Both articles subliminally led us to think that the division of society is exclusively caused by religion. Was it only religion that has the potential to clash with social cohesion and individual autonomy? Especially when Hand tried to justify that religious indoctrination is justified with his suggested modification to the original syllogistic form of the objection against faith based schools, it could sounds like an apologetic excuse to admit that religion is indoctrinary. In Malaysia, education faces hot debates regarding the racial based vernacular schools which are not faith based but similarly accused of being divisive and conflicting the national identity.
Furthermore, what about the ‘ordinary’ school and the secular ethics embraced by the liberal society? Aren’t there similar concerns?
Are the members of society, and students in ‘ordinary’ schools free to discuss about the controversial ethical taboos such as same sex marriage and choose to disagree? Aren’t those subjects do not accept objections? Aren’t there silent indoctrinations, not in the name of Religion?
Religion promotes knowledge.
Indoctrination is not religion. Its human. Similarly, exclusion and conflicts in dealing with differences.

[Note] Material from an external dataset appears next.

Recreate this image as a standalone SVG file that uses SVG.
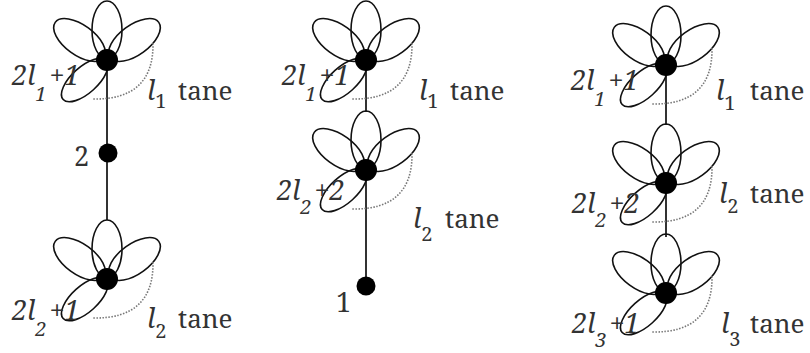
<svg xmlns="http://www.w3.org/2000/svg" xmlns:xlink="http://www.w3.org/1999/xlink" width="810" height="353" viewBox="0 0 810 353">
<style>
.petal{fill:none;stroke:#111;stroke-width:1.6}
.hub{fill:#000}
.arc{fill:none;stroke:#777;stroke-width:1.6;stroke-dasharray:1.5 1.5}
.stem{stroke:#333;stroke-width:2}
.lbl{fill:#333;font-size:27px}
.it{font-style:italic}
.sub{font-size:20px}
.tn{font-size:26px}
</style>
<defs>
<g id="flower">
<ellipse class="petal" cx="0" cy="-30" rx="15" ry="29"/>
<ellipse class="petal" cx="0" cy="-34" rx="15" ry="30" transform="rotate(-54)"/>
<ellipse class="petal" cx="0" cy="-34" rx="15" ry="30" transform="rotate(54)"/>
<ellipse class="petal" cx="0" cy="-30" rx="13" ry="29" transform="rotate(-132)"/>
<path class="arc" d="M46,-17 Q47,40 -14,39"/>
<circle class="hub" r="11"/>
</g>
</defs>
<g id="connectors">
<line class="stem" x1="107" y1="60" x2="107" y2="220"/>
<line class="stem" x1="366" y1="60" x2="366" y2="112"/>
<line class="stem" x1="366" y1="170" x2="366" y2="287"/>
<line class="stem" x1="666" y1="65" x2="666" y2="125"/>
<line class="stem" x1="666" y1="183" x2="666" y2="237"/>
</g>
<g font-family="'Noto Serif', 'DejaVu Serif', serif">
<g id="flowerA">
<use xlink:href="#flower" href="#flower" x="107" y="60"/>
<text class="lbl it" x="12" y="85">2l<tspan class="sub" dy="16">1</tspan><tspan dx="3" dy="-16">+1</tspan></text>
<text class="lbl" x="147" y="100"><tspan class="it">l</tspan><tspan class="sub" dy="8">1</tspan><tspan class="tn" x="178" dy="-8">tane</tspan></text>
</g>
<g id="node2">
<circle class="hub" cx="108" cy="153" r="9.5"/>
<text class="lbl" x="74" y="166">2</text>
</g>
<g id="flowerB">
<use xlink:href="#flower" href="#flower" x="107" y="279"/>
<text class="lbl it" x="12" y="320">2l<tspan class="sub" dy="16">2</tspan><tspan dx="3" dy="-16">+1</tspan></text>
<text class="lbl" x="147" y="328"><tspan class="it">l</tspan><tspan class="sub" dy="10">2</tspan><tspan class="tn" x="178" dy="-10">tane</tspan></text>
</g>
<g id="flowerC">
<use xlink:href="#flower" href="#flower" x="366" y="60"/>
<text class="lbl it" x="282" y="85">2l<tspan class="sub" dy="16">1</tspan><tspan dx="3" dy="-16">+1</tspan></text>
<text class="lbl" x="419" y="100"><tspan class="it">l</tspan><tspan class="sub" dy="8">1</tspan><tspan class="tn" x="450" dy="-8">tane</tspan></text>
</g>
<g id="flowerD">
<use xlink:href="#flower" href="#flower" x="366" y="170"/>
<text class="lbl it" x="277" y="200">2l<tspan class="sub" dy="14">2</tspan><tspan dx="3" dy="-14">+2</tspan></text>
<text class="lbl" x="413" y="228"><tspan class="it">l</tspan><tspan class="sub" dy="13">2</tspan><tspan class="tn" x="445" dy="-13">tane</tspan></text>
</g>
<g id="node1">
<circle class="hub" cx="366" cy="286" r="9.5"/>
<text class="lbl" x="336" y="312">1</text>
</g>
<g id="flowerE">
<use xlink:href="#flower" href="#flower" x="666" y="65"/>
<text class="lbl it" x="571" y="90">2l<tspan class="sub" dy="16">1</tspan><tspan dx="3" dy="-16">+1</tspan></text>
<text class="lbl" x="716" y="100"><tspan class="it">l</tspan><tspan class="sub" dy="10">1</tspan><tspan class="tn" x="750" dy="-10">tane</tspan></text>
</g>
<g id="flowerF">
<use xlink:href="#flower" href="#flower" x="666" y="183"/>
<text class="lbl it" x="572" y="213">2l<tspan class="sub" dy="14">2</tspan><tspan dx="3" dy="-14">+2</tspan></text>
<text class="lbl" x="719" y="203"><tspan class="it">l</tspan><tspan class="sub" dy="10">2</tspan><tspan class="tn" x="750" dy="-10">tane</tspan></text>
</g>
<g id="flowerG">
<use xlink:href="#flower" href="#flower" x="666" y="293"/>
<text class="lbl it" x="572" y="333">2l<tspan class="sub" dy="14">3</tspan><tspan dx="3" dy="-14">+1</tspan></text>
<text class="lbl" x="721" y="333"><tspan class="it">l</tspan><tspan class="sub" dy="13">3</tspan><tspan class="tn" x="750" dy="-13">tane</tspan></text>
</g>
</g>
</svg>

I came across Dr. M. C. Felderhof’s article, “Religious Education, Indoctrination and Freedom” (2002)
He said:
The reason for this paper is to allay a persistent fear that appears to afflict many teachers of RE. namely. the fear of indoctrinating, and secondly, to identify other, but related, concerns that may be more constructively addressed. A close examination of what any successful attempt at indoctrinating would require will reveal that it is either incoherent or something beyond our capacity to do. The conditions for the practice of indoctrinating in its more meaningful sense are such that even if teachers wanted to do it deliberately, given the nature of our society, they could not do so. The possibility of inadvertent indoctrination (something that is also raised on occasion) is therefore even more remote.
Despite the difficulty of engaging in indoctrination, it is well nigh impossible to read any article or book on religious education today that does not, at some point, mention indoctrination’ as if it were a serious risk. Speculation about the reason why it is so frequently invoked suggests that the users of the term harbour the standpoint that human beings are no more than psycho-physical mechanisms. They want to warn us against certain manipulative practices in education which, because of their view, they suspect everyone is prone to indulge. It would be better to confront any inhuman practices directly and to challenge one of the associated assumptions that appears to have motivated the interest among RE theorists in indoctrination in the first place, namely, the mistaken assumption that religions are primarily interested in gaining assent to beliefs. Often it is also implied that this assent is to be gained at any cost, even at the expense of human freedom1.
Contrary to what is thought by those who fear the danger of indoctrination in RE, there is little real risk. Religions themselves have always presupposed human freedom and are genuinely interested in maximising it to the full. Any RE that attempts to transmit such religious traditions are bound to respect human freedom and to give pupils their full dignity.
I believe that schools in most part of the known history were faith based, be them in Muslim World of the ‘West’. Faith based school were the places where many of the great ideas and inventions achieved, without denying some period of crisis when clashes occurred.
Faith and education are not static. They interact with the surroundings. Principles embedded in accurate, positive and motivational world view with the proper law of learning, will utilize religion as the strongest foundation of the knowledge.
But we have to admit, not all faith based schools, especially when we are talking about Islamic Schools are positive. In order to maintain Islamic Schools promoting progressive education, the teachers have to possess good understanding of their own religion.
I recalled a case occurred in my school when I was in Belfast, Northern Ireland. Many among our teachers were volunteers and not properly trained to teach. In one of the classes, the teacher said to her students that Islam is the only true religion, Islam is good, and Islam is the only religion accepted by Allah which will lead to Jannah. Other than Islam are rejected and evil. She forgot that some of her students have Muslim fathers and Christian mothers. Irony enough, the mothers are the good ones and the fathers are neglecting the families. How can good ladies go to Hell simply because they are not Muslims, and evil men go to Jannah simply because they are Muslims? When this issue occurred, teachers faced difficulties and upon the meeting, I realized that we do have Problems in Islamic School.